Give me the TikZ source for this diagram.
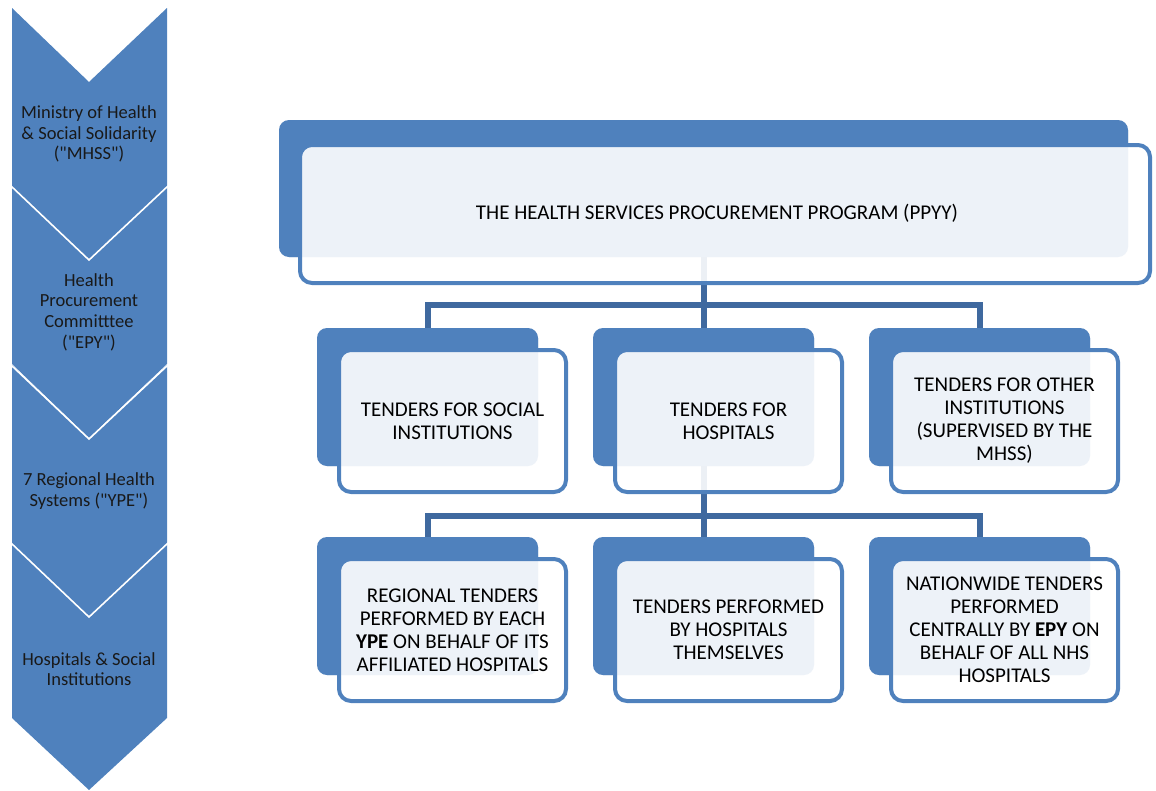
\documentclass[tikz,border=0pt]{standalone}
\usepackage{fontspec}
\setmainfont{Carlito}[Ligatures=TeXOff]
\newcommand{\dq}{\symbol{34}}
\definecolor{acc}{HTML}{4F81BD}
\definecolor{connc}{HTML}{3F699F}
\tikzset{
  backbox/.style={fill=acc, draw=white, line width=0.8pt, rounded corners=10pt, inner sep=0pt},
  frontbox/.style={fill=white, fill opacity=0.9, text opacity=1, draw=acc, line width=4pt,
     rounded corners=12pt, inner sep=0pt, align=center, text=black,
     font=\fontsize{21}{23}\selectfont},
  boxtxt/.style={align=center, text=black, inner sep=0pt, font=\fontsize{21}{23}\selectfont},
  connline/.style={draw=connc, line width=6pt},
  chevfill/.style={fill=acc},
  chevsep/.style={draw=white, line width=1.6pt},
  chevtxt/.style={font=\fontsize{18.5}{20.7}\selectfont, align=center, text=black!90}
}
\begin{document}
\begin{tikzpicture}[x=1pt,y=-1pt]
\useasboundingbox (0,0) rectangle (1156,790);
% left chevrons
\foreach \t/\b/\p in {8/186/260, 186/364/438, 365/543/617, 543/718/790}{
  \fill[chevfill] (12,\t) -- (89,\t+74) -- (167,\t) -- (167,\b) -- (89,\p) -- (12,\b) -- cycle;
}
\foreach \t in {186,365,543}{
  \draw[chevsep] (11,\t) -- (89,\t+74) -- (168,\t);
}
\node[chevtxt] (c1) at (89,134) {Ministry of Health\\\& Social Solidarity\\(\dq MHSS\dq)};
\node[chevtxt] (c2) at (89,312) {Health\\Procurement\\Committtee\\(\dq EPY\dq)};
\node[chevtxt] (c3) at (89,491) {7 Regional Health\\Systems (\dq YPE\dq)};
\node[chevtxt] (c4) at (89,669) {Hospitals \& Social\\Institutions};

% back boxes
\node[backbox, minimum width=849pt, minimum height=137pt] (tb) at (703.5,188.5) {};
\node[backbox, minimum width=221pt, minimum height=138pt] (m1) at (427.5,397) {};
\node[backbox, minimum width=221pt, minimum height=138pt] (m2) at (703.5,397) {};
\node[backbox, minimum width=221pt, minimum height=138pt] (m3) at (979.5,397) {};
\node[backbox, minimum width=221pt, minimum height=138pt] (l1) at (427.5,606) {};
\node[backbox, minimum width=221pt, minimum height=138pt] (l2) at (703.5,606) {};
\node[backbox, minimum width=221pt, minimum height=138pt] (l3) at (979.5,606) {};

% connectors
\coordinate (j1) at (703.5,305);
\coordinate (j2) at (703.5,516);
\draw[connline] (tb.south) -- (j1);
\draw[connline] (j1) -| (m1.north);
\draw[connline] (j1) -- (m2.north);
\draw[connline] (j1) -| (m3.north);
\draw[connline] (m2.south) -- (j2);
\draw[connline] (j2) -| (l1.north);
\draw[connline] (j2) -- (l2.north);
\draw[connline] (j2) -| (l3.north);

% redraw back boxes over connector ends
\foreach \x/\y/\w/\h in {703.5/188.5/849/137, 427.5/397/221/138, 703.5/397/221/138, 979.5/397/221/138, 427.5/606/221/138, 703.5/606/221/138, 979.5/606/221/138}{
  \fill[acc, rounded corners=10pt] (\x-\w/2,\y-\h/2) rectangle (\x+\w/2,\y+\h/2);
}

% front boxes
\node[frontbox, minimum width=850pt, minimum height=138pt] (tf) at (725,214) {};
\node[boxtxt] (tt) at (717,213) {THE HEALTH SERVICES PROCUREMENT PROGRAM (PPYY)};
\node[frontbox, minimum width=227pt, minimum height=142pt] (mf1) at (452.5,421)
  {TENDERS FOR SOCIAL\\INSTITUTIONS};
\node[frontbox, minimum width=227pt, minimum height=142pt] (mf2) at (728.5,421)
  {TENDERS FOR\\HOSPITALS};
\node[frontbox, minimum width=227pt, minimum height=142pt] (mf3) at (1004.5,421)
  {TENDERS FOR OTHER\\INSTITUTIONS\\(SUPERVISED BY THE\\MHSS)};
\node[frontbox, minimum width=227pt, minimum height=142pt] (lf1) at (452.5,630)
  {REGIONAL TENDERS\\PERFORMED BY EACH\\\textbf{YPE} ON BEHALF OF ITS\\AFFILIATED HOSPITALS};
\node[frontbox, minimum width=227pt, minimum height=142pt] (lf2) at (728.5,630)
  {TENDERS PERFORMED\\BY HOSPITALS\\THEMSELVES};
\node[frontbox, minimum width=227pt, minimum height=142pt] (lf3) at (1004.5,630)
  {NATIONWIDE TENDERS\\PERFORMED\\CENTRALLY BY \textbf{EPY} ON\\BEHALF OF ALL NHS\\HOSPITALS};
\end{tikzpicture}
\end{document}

━━━━━━━━━━

** What the task asks **
Take the listing and print it again exactly, but without any pictures.

** The output **
Give me the TikZ source for this diagram.
\documentclass[tikz,border=0pt]{standalone}
\usepackage{fontspec}
\setmainfont{Carlito}[Ligatures=TeXOff]
\newcommand{\dq}{\symbol{34}}
\definecolor{acc}{HTML}{4F81BD}
\definecolor{connc}{HTML}{3F699F}
\tikzset{
  backbox/.style={fill=acc, draw=white, line width=0.8pt, rounded corners=10pt, inner sep=0pt},
  frontbox/.style={fill=white, fill opacity=0.9, text opacity=1, draw=acc, line width=4pt,
     rounded corners=12pt, inner sep=0pt, align=center, text=black,
     font=\fontsize{21}{23}\selectfont},
  boxtxt/.style={align=center, text=black, inner sep=0pt, font=\fontsize{21}{23}\selectfont},
  connline/.style={draw=connc, line width=6pt},
  chevfill/.style={fill=acc},
  chevsep/.style={draw=white, line width=1.6pt},
  chevtxt/.style={font=\fontsize{18.5}{20.7}\selectfont, align=center, text=black!90}
}
\begin{document}
\begin{tikzpicture}[x=1pt,y=-1pt]
\useasboundingbox (0,0) rectangle (1156,790);
% left chevrons
\foreach \t/\b/\p in {8/186/260, 186/364/438, 365/543/617, 543/718/790}{
  \fill[chevfill] (12,\t) -- (89,\t+74) -- (167,\t) -- (167,\b) -- (89,\p) -- (12,\b) -- cycle;
}
\foreach \t in {186,365,543}{
  \draw[chevsep] (11,\t) -- (89,\t+74) -- (168,\t);
}
\node[chevtxt] (c1) at (89,134) {Ministry of Health\\\& Social Solidarity\\(\dq MHSS\dq)};
\node[chevtxt] (c2) at (89,312) {Health\\Procurement\\Committtee\\(\dq EPY\dq)};
\node[chevtxt] (c3) at (89,491) {7 Regional Health\\Systems (\dq YPE\dq)};
\node[chevtxt] (c4) at (89,669) {Hospitals \& Social\\Institutions};

% back boxes
\node[backbox, minimum width=849pt, minimum height=137pt] (tb) at (703.5,188.5) {};
\node[backbox, minimum width=221pt, minimum height=138pt] (m1) at (427.5,397) {};
\node[backbox, minimum width=221pt, minimum height=138pt] (m2) at (703.5,397) {};
\node[backbox, minimum width=221pt, minimum height=138pt] (m3) at (979.5,397) {};
\node[backbox, minimum width=221pt, minimum height=138pt] (l1) at (427.5,606) {};
\node[backbox, minimum width=221pt, minimum height=138pt] (l2) at (703.5,606) {};
\node[backbox, minimum width=221pt, minimum height=138pt] (l3) at (979.5,606) {};

% connectors
\coordinate (j1) at (703.5,305);
\coordinate (j2) at (703.5,516);
\draw[connline] (tb.south) -- (j1);
\draw[connline] (j1) -| (m1.north);
\draw[connline] (j1) -- (m2.north);
\draw[connline] (j1) -| (m3.north);
\draw[connline] (m2.south) -- (j2);
\draw[connline] (j2) -| (l1.north);
\draw[connline] (j2) -- (l2.north);
\draw[connline] (j2) -| (l3.north);

% redraw back boxes over connector ends
\foreach \x/\y/\w/\h in {703.5/188.5/849/137, 427.5/397/221/138, 703.5/397/221/138, 979.5/397/221/138, 427.5/606/221/138, 703.5/606/221/138, 979.5/606/221/138}{
  \fill[acc, rounded corners=10pt] (\x-\w/2,\y-\h/2) rectangle (\x+\w/2,\y+\h/2);
}

% front boxes
\node[frontbox, minimum width=850pt, minimum height=138pt] (tf) at (725,214) {};
\node[boxtxt] (tt) at (717,213) {THE HEALTH SERVICES PROCUREMENT PROGRAM (PPYY)};
\node[frontbox, minimum width=227pt, minimum height=142pt] (mf1) at (452.5,421)
  {TENDERS FOR SOCIAL\\INSTITUTIONS};
\node[frontbox, minimum width=227pt, minimum height=142pt] (mf2) at (728.5,421)
  {TENDERS FOR\\HOSPITALS};
\node[frontbox, minimum width=227pt, minimum height=142pt] (mf3) at (1004.5,421)
  {TENDERS FOR OTHER\\INSTITUTIONS\\(SUPERVISED BY THE\\MHSS)};
\node[frontbox, minimum width=227pt, minimum height=142pt] (lf1) at (452.5,630)
  {REGIONAL TENDERS\\PERFORMED BY EACH\\\textbf{YPE} ON BEHALF OF ITS\\AFFILIATED HOSPITALS};
\node[frontbox, minimum width=227pt, minimum height=142pt] (lf2) at (728.5,630)
  {TENDERS PERFORMED\\BY HOSPITALS\\THEMSELVES};
\node[frontbox, minimum width=227pt, minimum height=142pt] (lf3) at (1004.5,630)
  {NATIONWIDE TENDERS\\PERFORMED\\CENTRALLY BY \textbf{EPY} ON\\BEHALF OF ALL NHS\\HOSPITALS};
\end{tikzpicture}
\end{document}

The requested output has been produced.